Hanel, A., Orpet, R., Hilton, R., Nottingham, L., Schmidt-Jeffris, R. Does mass trapping earwigs in stone fruit orchards affect yield and fruit damage? Entomological Society of America 69th Annual Meeting, 31 October-3 November 2021, Denver, CO.

Hanel, A., Orpet, R., Hilton, R., Nottingham, L., Schmidt-Jeffris, R. Back to basics: the dual role of earwigs in tree fruit orchards. Pacific Branch - Entomological Society of America Annual Meeting, 10-13 April 2022, Santa Rosa, CA.

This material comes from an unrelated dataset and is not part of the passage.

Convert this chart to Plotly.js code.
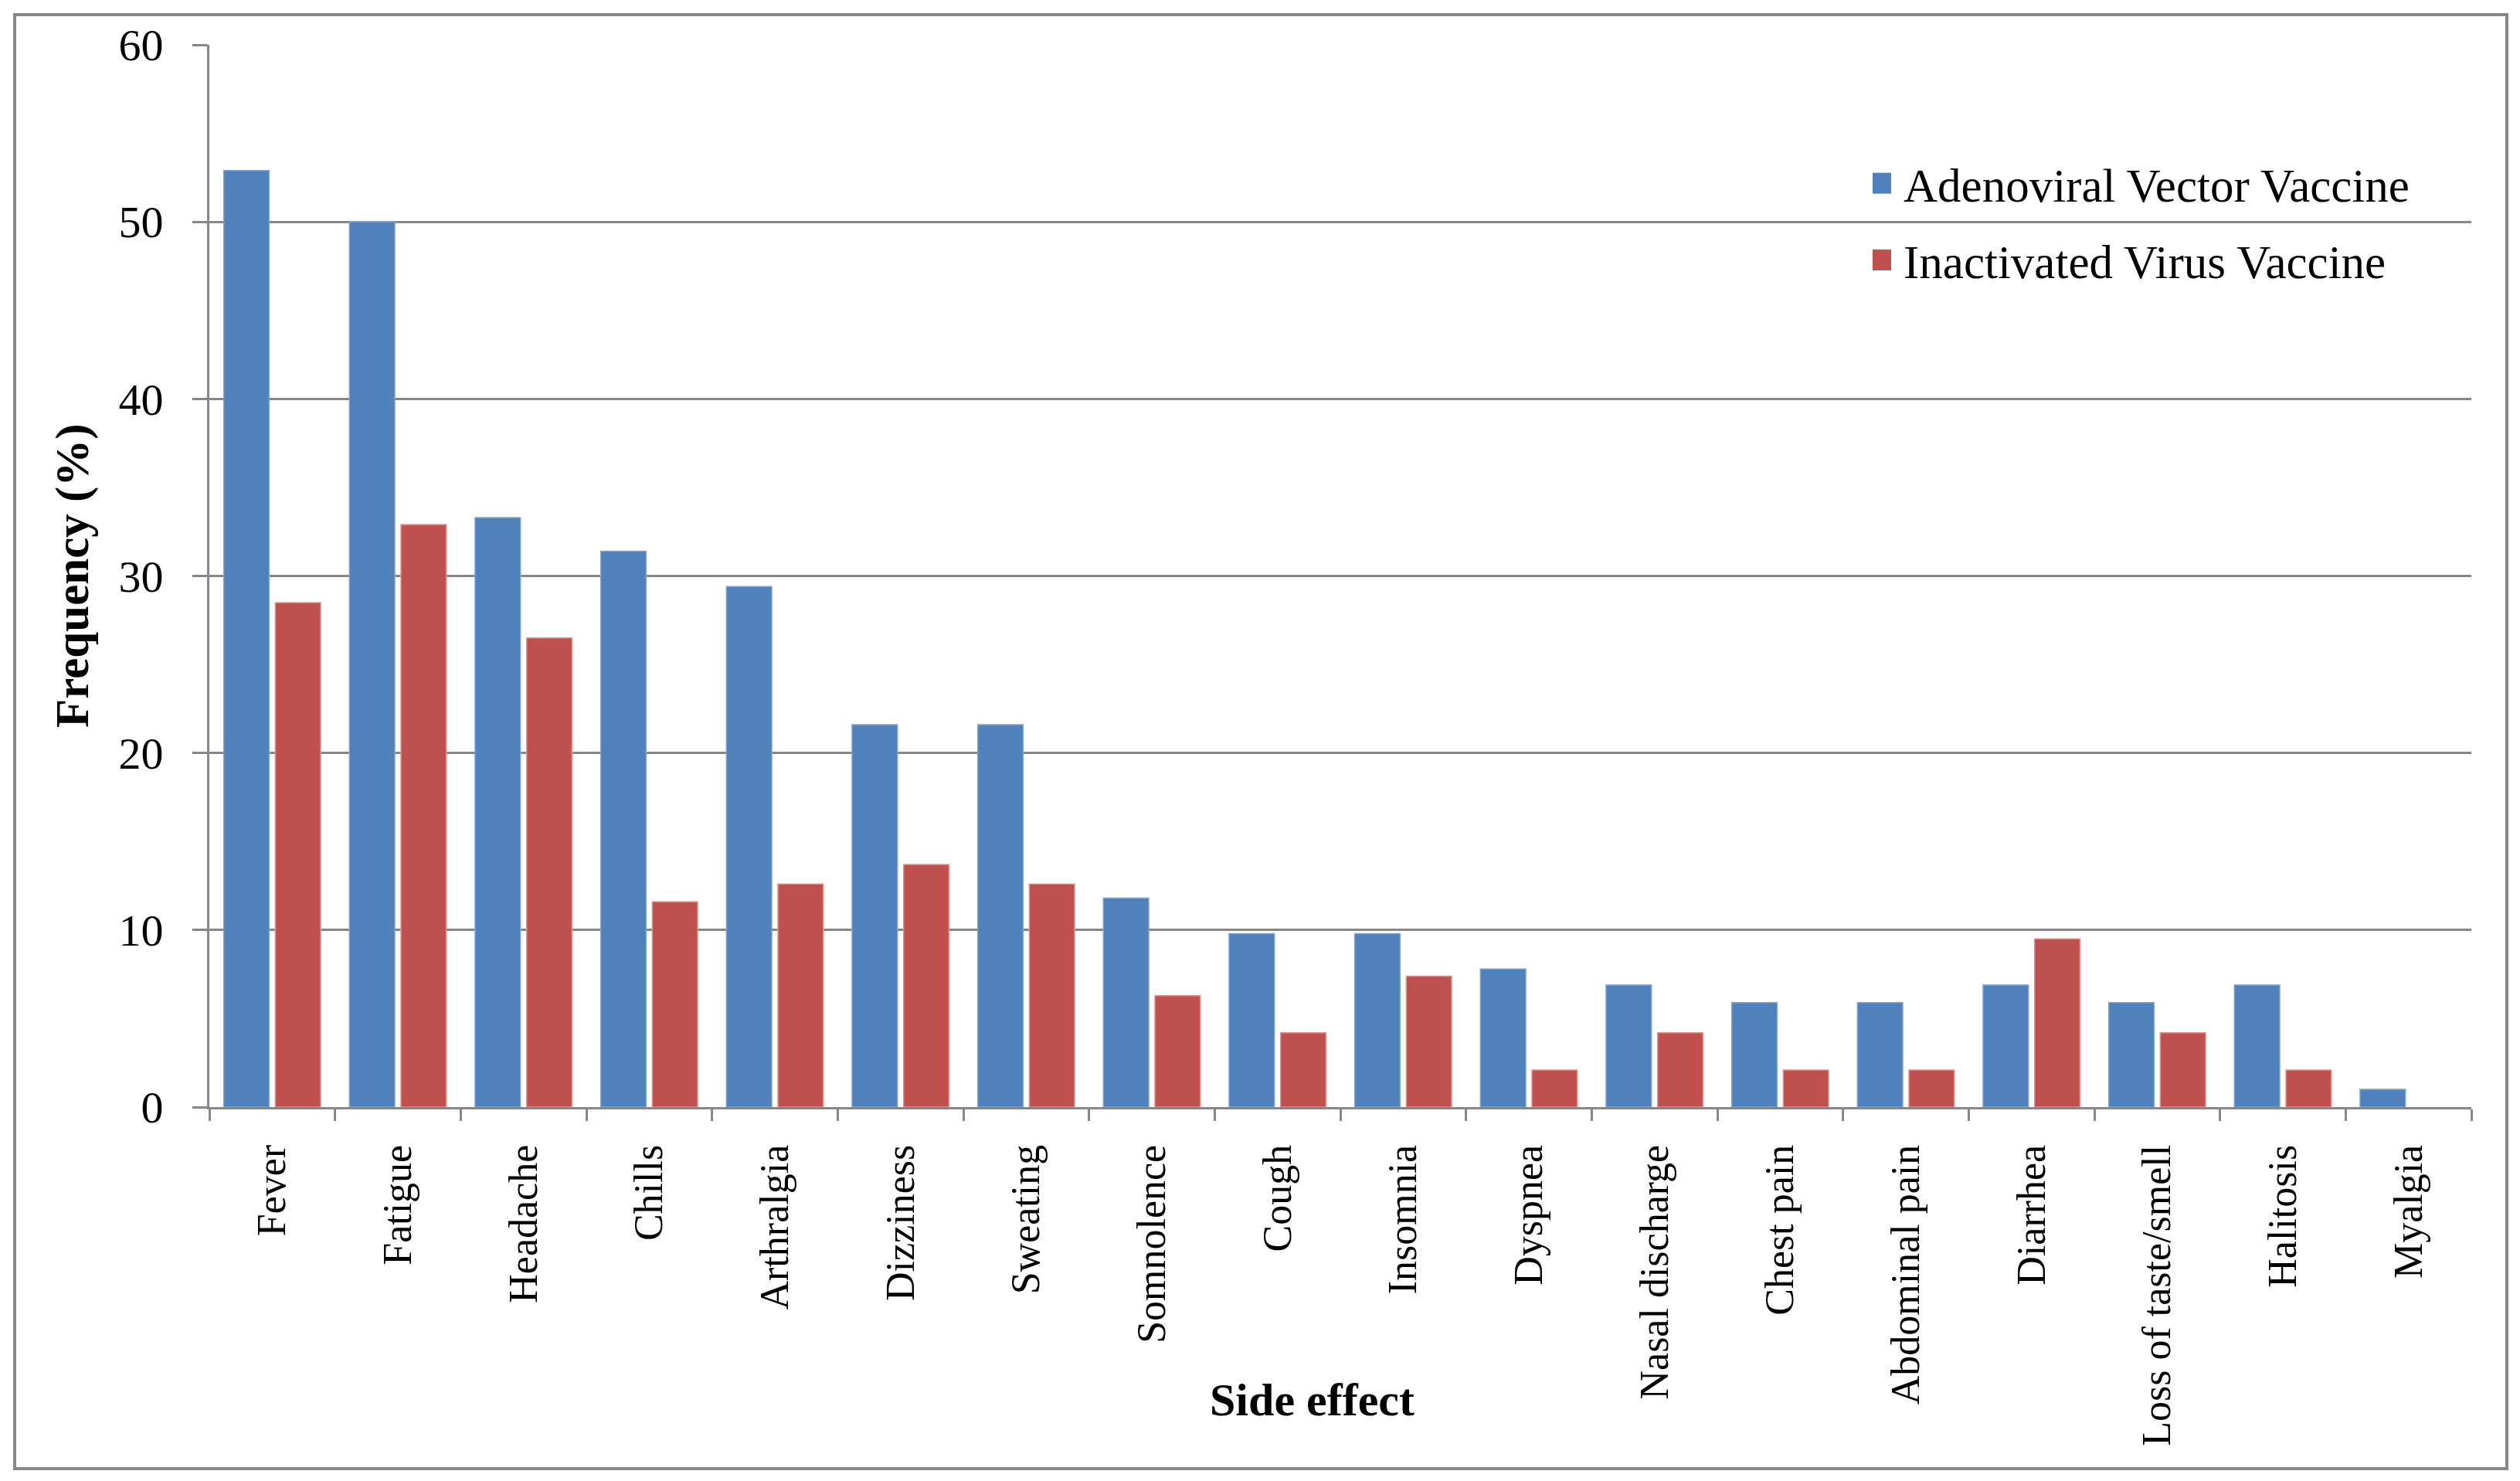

Other educational activities:

Biological control stakeholder focus groups held in Wenatchee, Yakima, and Okanogan (WA) and Medford and Hood River (OR). Earwigs as biological control agents were mentioned in each discussion. Over 60 participants, which included growers, crop consultants, and extension specialists.

Outreach in Progress

  • One peer-reviewed publication currently in progress (Orpet)
  • One field tour to be held 8-10 May 2022, sponsored by the Entomological Society of America and led by Schmidt-Jeffris. 55 attendees will include entomologists, orchardists, viticulturists, beneficial insect producers, and crop consultants. The group will discuss the future of biocontrol in perennial crops and include using earwigs as part of the discussion.
  • A feature on the earwig project is planned by a writer at the Good Fruit Grower magazine for some time this summer
  • All collaborators plan to discuss earwig research at one or more of the winter grower meetings this coming year
3 Farmers changed or adopted a practice

Education and Outreach Outcomes

25 Producers reported gaining knowledge, attitude, skills and/or awareness as a result of the project
Key areas taught:
  • The role of earwigs in orchard pest management
  • How to monitor for earwigs

Success Stories

    Success stories:

    One of our participating growers (Bear Creek Orchards, the largest pear and peach grower in Southern Oregon) is planning to conduct their own trap and release program this upcoming season. They will be trapping earwigs in peach orchards and releasing them in pear orchards.

    Another grower in Wenatchee Valley is conducting releases of earwigs in his pears as a result of hearing about this project.

     

Any opinions, findings, conclusions, or recommendations expressed in this publication are those of the author(s) and do not necessarily reflect the view of the U.S. Department of Agriculture or SARE.